Another, inexplicably, acceded that Joseph Smith had produced a revelation “permitting couples already married to be sealed to each other to be sealed for eternity.” For some unknown reason, this idea (so precious and glorious to Utah Mormons) was to have been the revelation Emma demanded be burned.

Over time, historical documents emerged which forced the RLDS leadership to accept Joseph’s involvement in establishing the Mormon practice of officiating as though marriages could be eternal, with the concomitant teaching that a man could be sealed to more than one woman. Given the traditional teachings of the RLDS Church, they had no way to understand this as righteous. They had to see this as ministerial abuse, and see Joseph Smith as a human who, though having done shocking things, was used by God to minister and lead.[ref]ibid. p. 281.[/ref] The RLDS Church, now the Community of Christ, has now accepted the view of Joseph as an actor in the origins of Mormon polygamy. They perceive this to have been an aberrant marital practice, and see these facts as their burden of history.

Final Comments

Given that the practice of Mormon polygamy produced such strong female leaders, I was intrigued that none of the core authors for this work were women. True, there is a forward by Linda King Newell and an afterward by Jessie L. Embry. However for the rest of it, we are learning about a practice that deeply impacted thousands of women from a handful of men.
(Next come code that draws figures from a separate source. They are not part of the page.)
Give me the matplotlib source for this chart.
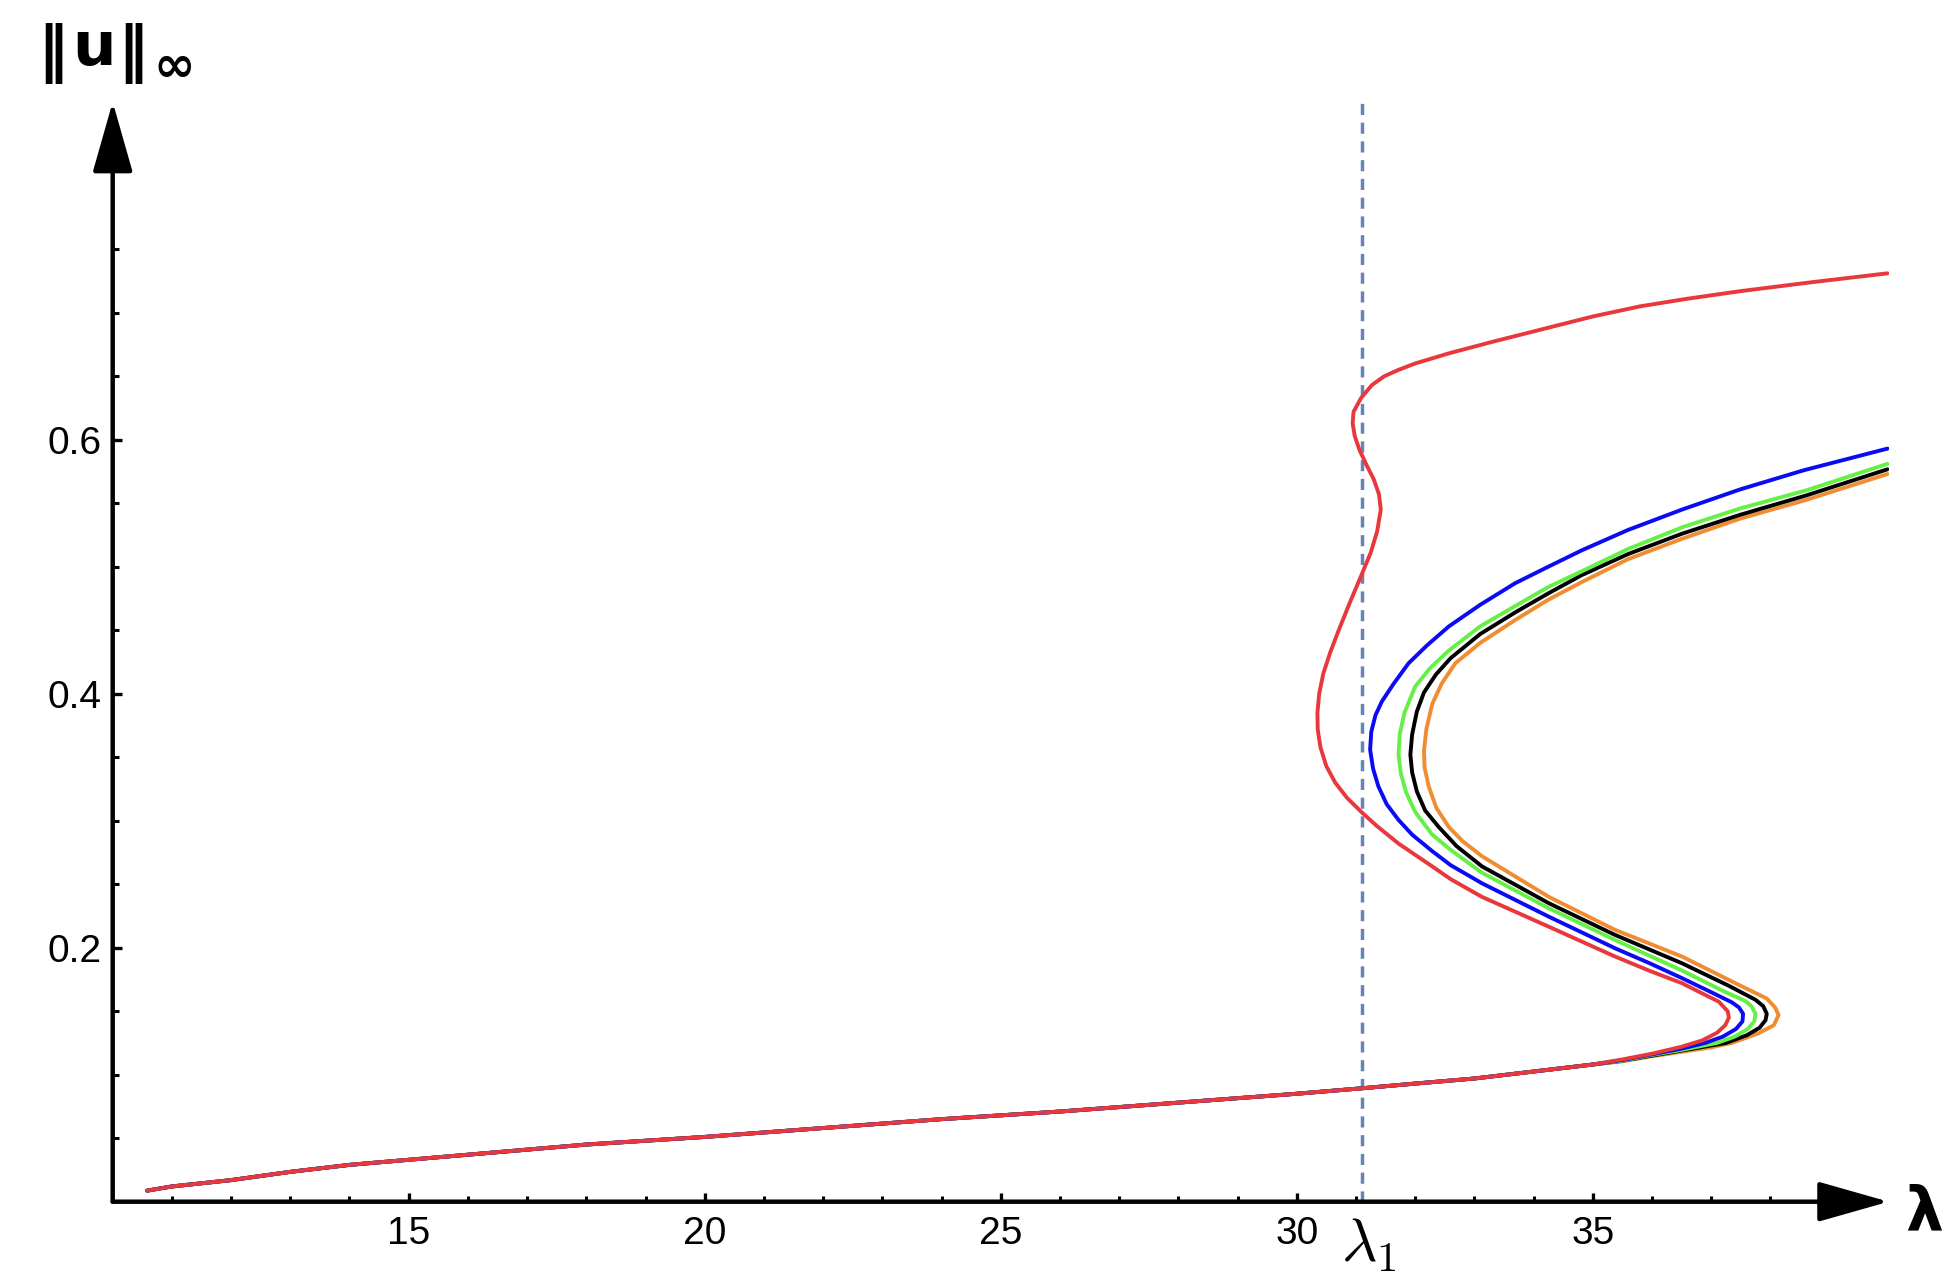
import matplotlib
matplotlib.use("Agg")
import matplotlib.pyplot as plt
from matplotlib.ticker import FixedLocator, FixedFormatter

# ---------------- data ----------------
lam1 = 31.1

# shared lower branch (lambda, ||u||_inf)
lam_low = [10.58, 11.0, 12.0, 13.0, 14.0, 15.0, 16.5, 18.0, 20.0, 22.0, 24.0,
           26.0, 28.0, 30.0, 31.1, 32.0, 33.0, 34.0, 35.0]
u_low = [0.0087, 0.012, 0.017, 0.0235, 0.029, 0.033, 0.039, 0.045, 0.051, 0.058,
         0.065, 0.071, 0.078, 0.085, 0.0893, 0.093, 0.097, 0.1025, 0.108]

# per-curve continuation (fold and upper branch)
lam_red = [35.5, 36.0, 36.5, 36.85, 37.1, 37.24, 37.30, 37.28, 37.13, 36.85, 36.51, 35.95,
           35.38, 34.26, 33.13, 32.6, 32.29, 31.72, 31.35, 31.09, 30.85, 30.65, 30.50,
           30.40, 30.355, 30.35, 30.38, 30.45, 30.57, 30.71, 30.90, 31.09, 31.25, 31.36,
           31.42, 31.39, 31.30, 31.18, 31.06, 30.98, 30.945, 30.96, 31.09, 31.27, 31.48,
           31.72, 32.0, 32.57, 33.3, 34.15, 35.0, 35.8, 36.6, 37.5, 38.7, 39.98]
u_red = [0.112, 0.1165, 0.122, 0.127, 0.133, 0.139, 0.145, 0.150, 0.1575, 0.164, 0.172, 0.182,
         0.193, 0.2165, 0.240, 0.254, 0.264, 0.282, 0.296, 0.307, 0.318, 0.330, 0.343,
         0.358, 0.372, 0.385, 0.400, 0.416, 0.433, 0.450, 0.472, 0.493, 0.511, 0.528,
         0.545, 0.557, 0.569, 0.580, 0.592, 0.603, 0.613, 0.622, 0.633, 0.643, 0.650,
         0.655, 0.660, 0.668, 0.677, 0.687, 0.697, 0.705, 0.711, 0.717, 0.724, 0.731]

lam_blue = [35.5, 36.0, 36.5, 36.9, 37.2, 37.42, 37.53, 37.54, 37.47, 37.35, 37.0, 36.51,
            35.95, 35.38, 34.26, 33.13, 32.6, 32.29, 31.95, 31.72, 31.52, 31.38, 31.29,
            31.24, 31.26, 31.33, 31.44, 31.64, 31.89, 32.2, 32.57, 33.1, 33.69, 34.25,
            34.82, 35.6, 36.51, 37.5, 38.57, 39.98]
u_blue = [0.1115, 0.116, 0.1205, 0.125, 0.130, 0.136, 0.142, 0.148, 0.153, 0.157, 0.165, 0.176,
          0.188, 0.1995, 0.2244, 0.2507, 0.265, 0.276, 0.289, 0.3006, 0.313, 0.327, 0.341,
          0.356, 0.370, 0.383, 0.394, 0.408, 0.424, 0.438, 0.453, 0.470, 0.487, 0.500,
          0.513, 0.529, 0.545, 0.561, 0.576, 0.593]

lam_green = [35.5, 36.0, 36.5, 37.1, 37.4, 37.62, 37.73, 37.75, 37.68, 37.58, 37.2, 36.51,
             35.38, 34.26, 33.13, 32.6, 32.29, 32.0, 31.85, 31.76, 31.72, 31.74, 31.82,
             32.0, 32.25, 32.57, 33.1, 33.69, 34.25, 34.82, 35.6, 36.51, 37.5, 38.6, 39.98]
u_green = [0.111, 0.1155, 0.1195, 0.125, 0.130, 0.136, 0.142, 0.148, 0.154, 0.158, 0.166, 0.182,
           0.206, 0.231, 0.259, 0.277, 0.289, 0.307, 0.322, 0.337, 0.352, 0.368, 0.385,
           0.4055, 0.420, 0.434, 0.453, 0.469, 0.484, 0.4965, 0.514, 0.531, 0.546, 0.560, 0.581]

lam_black = [35.5, 36.0, 36.5, 37.25, 37.6, 37.82, 37.92, 37.94, 37.88, 37.75, 37.3, 36.51,
             35.38, 34.26, 33.13, 32.7, 32.4, 32.17, 32.03, 31.95, 31.92, 31.95, 32.03,
             32.15, 32.35, 32.6, 33.1, 33.69, 34.25, 34.82, 35.6, 36.51, 37.5, 38.6, 39.98]
u_black = [0.111, 0.115, 0.119, 0.125, 0.131, 0.137, 0.143, 0.148, 0.154, 0.159, 0.170, 0.1877,
           0.210, 0.235, 0.264, 0.280, 0.295, 0.308, 0.323, 0.338, 0.352, 0.368, 0.386,
           0.401, 0.415, 0.428, 0.447, 0.464, 0.479, 0.4935, 0.510, 0.526, 0.541, 0.556, 0.5767]

lam_orange = [35.5, 36.0, 36.5, 37.0, 37.35, 37.8, 38.06, 38.14, 38.08, 37.94, 37.5, 36.51,
              35.38, 34.26, 33.13, 32.8, 32.57, 32.36, 32.23, 32.16, 32.15, 32.19, 32.29,
              32.45, 32.68, 33.1, 33.69, 34.25, 34.82, 35.6, 36.51, 37.5, 38.6, 39.98]
u_orange = [0.1105, 0.1145, 0.118, 0.1215, 0.125, 0.1326, 0.139, 0.147, 0.153, 0.160, 0.170, 0.193,
            0.214, 0.240, 0.272, 0.284, 0.295, 0.310, 0.327, 0.342, 0.355, 0.372, 0.392,
            0.408, 0.424, 0.440, 0.458, 0.474, 0.488, 0.506, 0.522, 0.538, 0.5525, 0.573]

x_major = [15, 20, 25, 30, 35]
x_major_labels = ["15", "20", "25", "30", "35"]
x_minor = [11, 12, 13, 14, 16, 17, 18, 19, 21, 22, 23, 24, 26, 27, 28, 29,
           31, 32, 33, 34, 36, 37, 38]
y_major = [0.2, 0.4, 0.6]
y_major_labels = ["0.2", "0.4", "0.6"]
y_minor = [0.05, 0.10, 0.15, 0.25, 0.30, 0.35, 0.45, 0.50, 0.55, 0.65, 0.70, 0.75]

# ---------------- figure ----------------
W, H = 1957, 1288
fig = plt.figure(figsize=(W / 100, H / 100), dpi=100)
ax = fig.add_axes([112.7 / W, 86.3 / H, 1776 / W, 0.88 * 1270 / H])
ax.set_xlim(10, 40)
ax.set_ylim(0, 0.88)
for s in ax.spines.values():
    s.set_visible(False)
ax.patch.set_alpha(0)

curves = [
    (lam_orange, u_orange, "#f08c32"),
    (lam_black, u_black, "#000000"),
    (lam_green, u_green, "#66f046"),
    (lam_blue, u_blue, "#0a0af5"),
    (lam_red, u_red, "#e8383d"),
]
for lam_t, u_t, col in curves:
    ax.plot(lam_low + lam_t, u_low + u_t, color=col, lw=2.8, solid_joinstyle="round",
            solid_capstyle="round", zorder=3)

# dashed lambda_1 line
ax.vlines(lam1, 0, 0.868, colors="#6485b5", linestyles=(0, (3.2, 2.2)), lw=2.5, zorder=2)

# axes with arrows
arrow_kw = dict(arrowstyle="-|>,head_length=44,head_width=12.5", color="black", lw=3.2,
                shrinkA=0, shrinkB=0, mutation_scale=1)
ax.annotate("", xy=(40.0, 0), xytext=(10, 0), xycoords="data",
            arrowprops=arrow_kw, annotation_clip=False, zorder=4)
ax.annotate("", xy=(10, 0.866), xytext=(10, 0), xycoords="data",
            arrowprops=arrow_kw, annotation_clip=False, zorder=4)

# ticks
ax.xaxis.set_major_locator(FixedLocator(x_major))
ax.xaxis.set_major_formatter(FixedFormatter(x_major_labels))
ax.xaxis.set_minor_locator(FixedLocator(x_minor))
ax.yaxis.set_major_locator(FixedLocator(y_major))
ax.yaxis.set_major_formatter(FixedFormatter(y_major_labels))
ax.yaxis.set_minor_locator(FixedLocator(y_minor))
ax.tick_params(which="both", direction="in", top=False, right=False, color="black")
ax.tick_params(which="major", length=6.5, width=2.4, labelsize=28, pad=10)
ax.tick_params(which="minor", length=4, width=2.2)
ax.tick_params(axis="y", which="major", pad=8)
for lab in ax.get_xticklabels() + ax.get_yticklabels():
    lab.set_family(["Liberation Sans", "DejaVu Sans"])

# lambda_1 label
ax.text(30.75, -0.011, r"$\lambda_1$", ha="left", va="top", fontsize=44,
        math_fontfamily="cm", zorder=6,
        bbox=dict(facecolor="white", edgecolor="none", pad=1))

# axis labels: ||u||_inf
bold = dict(fontweight="bold", family="DejaVu Sans", va="baseline", ha="left")
fig.text(37 / W, 1 - 69 / H, "\u2016", fontsize=44, **bold)
fig.text(72 / W, 1 - 65 / H, "u", fontsize=44, **bold)
fig.text(117 / W, 1 - 69 / H, "\u2016", fontsize=44, **bold)
fig.text(153 / W, 1 - 81 / H, "\u221e", fontsize=36, **bold)
# lambda axis label
fig.text(1905 / W, 1 - 1229 / H, "\u03bb", fontsize=43, **bold)

fig.savefig("out.png", dpi=100)
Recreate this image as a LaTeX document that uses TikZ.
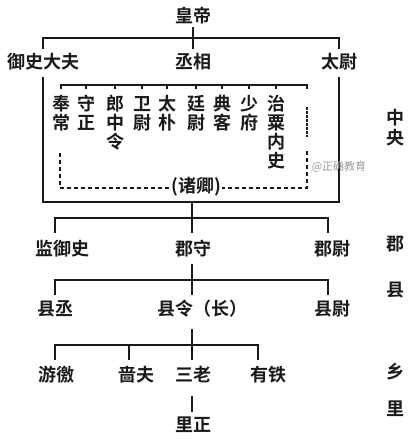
\documentclass[tikz,border=0pt]{standalone}
\usepackage{fontspec}
\newfontfamily\cjk{Noto Sans CJK SC}[BoldFont={Noto Sans CJK SC Bold}]
\definecolor{ink}{HTML}{1A1A1A}
\tikzset{
  ln/.style={line width=1.8pt, draw=ink, line cap=rect},
  thinln/.style={line width=1.4pt, draw=ink},
  lab/.style={font=\cjk\bfseries\fontsize{18}{18}\selectfont, text=ink, inner sep=0pt, outer sep=0pt, text height=15.84pt, text depth=2.16pt},
  vch/.style={font=\cjk\bfseries\fontsize{18}{18}\selectfont, text=ink, inner sep=0pt, outer sep=0pt, text height=15.84pt, text depth=2.16pt},
  side/.style={font=\cjk\bfseries\fontsize{18}{18}\selectfont, text=ink, inner sep=0pt, text height=15.84pt, text depth=2.16pt},
  dashln/.style={line width=1.9pt, draw=ink, dash pattern=on 4pt off 3pt},
  dotln/.style={line width=2.6pt, draw=ink, dash pattern=on 2.6pt off 1.4pt},
  wm/.style={font=\cjk\fontsize{11}{11}\selectfont, text=black!40, inner sep=0pt}
}
\newcommand\vcol[3]{%
  \foreach \c [count=\i] in {#3} {\node[vch] (#1-\i) at (#2,{104+19*(\i-1)}) {\c};}}
\begin{document}
\begin{tikzpicture}[x=1pt,y=-1pt]
\useasboundingbox (0,0) rectangle (409,439);
% top
\node[lab] (hd) at (193,16) {皇帝};
\node[lab] (ys) at (43,62) {御史大夫};
\node[lab] (cx) at (193,62) {丞相};
\node[lab] (tw) at (339,62) {太尉};
\coordinate (b1) at (193,38);
\coordinate (b1e) at (193,48);
\coordinate (bxt) at (0,78);
\coordinate (bx) at (192,202);
\draw[ln] (hd.south) ++(0,3) -- (b1e);
\draw[ln] (ys.north |- b1e) -- (ys.north |- b1) -- (tw.north |- b1) -- (tw.north |- b1e);
\draw[ln] (ys.south |- bxt) -- (ys.south |- bx) -- (tw.south |- bx) -- (tw.south |- bxt);
% columns
\vcol{k1}{61}{奉,常}
\vcol{k2}{86}{守,正}
\vcol{k3}{115}{郎,中,令}
\vcol{k4}{142}{卫,尉}
\vcol{k5}{167}{太,朴}
\vcol{k6}{196}{廷,尉}
\vcol{k7}{222}{典,客}
\vcol{k8}{249}{少,府}
\vcol{k9}{276}{治,粟,内,史}
\coordinate (ib) at (0,85);
\coordinate (it) at (0,89);
\coordinate (dr) at (307,89);
\draw[thinln] (k1-1.north |- it) -- (k1-1.north |- ib) -- (dr |- ib) -- (dr);
\foreach \k in {k2,k3,k4,k5,k6,k7,k8,k9} {\draw[thinln] (\k-1.north |- ib) -- (\k-1.north |- it);}
% dashed frame
\coordinate (dtop) at (307,107);
\coordinate (dmid) at (307,137);
\coordinate (dlo) at (307,151);
\coordinate (dbl) at (60,188);
\coordinate (dlt) at (60,152);
\draw[dotln] (dtop) -- (dmid);
\draw[dashln] (dlo) -- (dlo |- dbl) -- (dbl) -- (dlt);
\node[lab, fill=white, inner xsep=1pt] (zq) at (196,186) {(诸卿)};
\node[wm] (wm) at (339,167) {@正确教育};
% jun
\node[lab] (jys) at (62,249) {监御史};
\node[lab] (js) at (193,249) {郡守};
\node[lab] (jw) at (332,249) {郡尉};
\coordinate (b2) at (192,218);
\coordinate (b2e) at (192,232);
\coordinate (b2l) at (55,232);
\coordinate (b2r) at (328,232);
\draw[ln] (bx) -- (b2e);
\draw[ln] (b2l) -- (b2l |- b2) -- (b2r |- b2) -- (b2r);
% xian
\node[lab] (xc) at (55,309) {县丞};
\node[lab] (xl) at (202,309) {县令（长）};
\node[lab] (xw) at (332,309) {县尉};
\coordinate (b3t) at (192,265);
\coordinate (b3) at (192,280);
\coordinate (b3e) at (192,294);
\coordinate (b3l) at (55,294);
\coordinate (b3r) at (328,294);
\draw[ln] (b3t) -- (b3e);
\draw[ln] (b3l) -- (b3l |- b3) -- (b3r |- b3) -- (b3r);
% xiang
\node[lab] (yj) at (56,375) {游徼};
\node[lab] (sf) at (136,375) {啬夫};
\node[lab] (sl) at (193,375) {三老};
\node[lab] (yt) at (268,375) {有铁};
\node[lab] (lz) at (193,425) {里正};
\coordinate (b4t) at (192,330);
\coordinate (b4) at (192,345);
\coordinate (b4e) at (192,359);
\coordinate (b4l) at (55,359);
\coordinate (b4m) at (129,359);
\coordinate (b4r) at (258,359);
\draw[ln] (b4t) -- (b4e);
\draw[ln] (b4l) -- (b4l |- b4) -- (b4r |- b4) -- (b4r);
\draw[ln] (b4m |- b4) -- (b4m);
\coordinate (l1) at (192,397);
\coordinate (l2) at (192,411);
\draw[ln] (l1) -- (l2);
% side labels
\node[side] (s1) at (395,118) {中};
\node[side] (s2) at (395,138) {央};
\node[side] (s3) at (395,244) {郡};
\node[side] (s4) at (395,290) {县};
\node[side] (s5) at (395,372) {乡};
\node[side] (s6) at (395,409) {里};
\end{tikzpicture}
\end{document}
Sweet Jessie referred to the fundamental problem in her afterward. The topic of Mormon Polygamy has been examined from the same perspective for decades going on centuries. The fundamental questions haven’t changed, and so the many experts involved in studying this fascinating branch of history have continued to find the same answers.

Here is my question: Given the fact of pastoral confidentiality, the known teachings of John C. Bennett regarding illicit intercourse, and documentation from many women confessing to having been seduced by Bennett or his acolytes, what was the extent and shape of the sexual apostasy that coincided with Joseph Smith’s teachings in the 1840s regarding eternal family and proxy ordinance work?

I will attempt to answer my own question in a scholarly manner, but I call on the experts who participated in this volume to join me in this vein of research.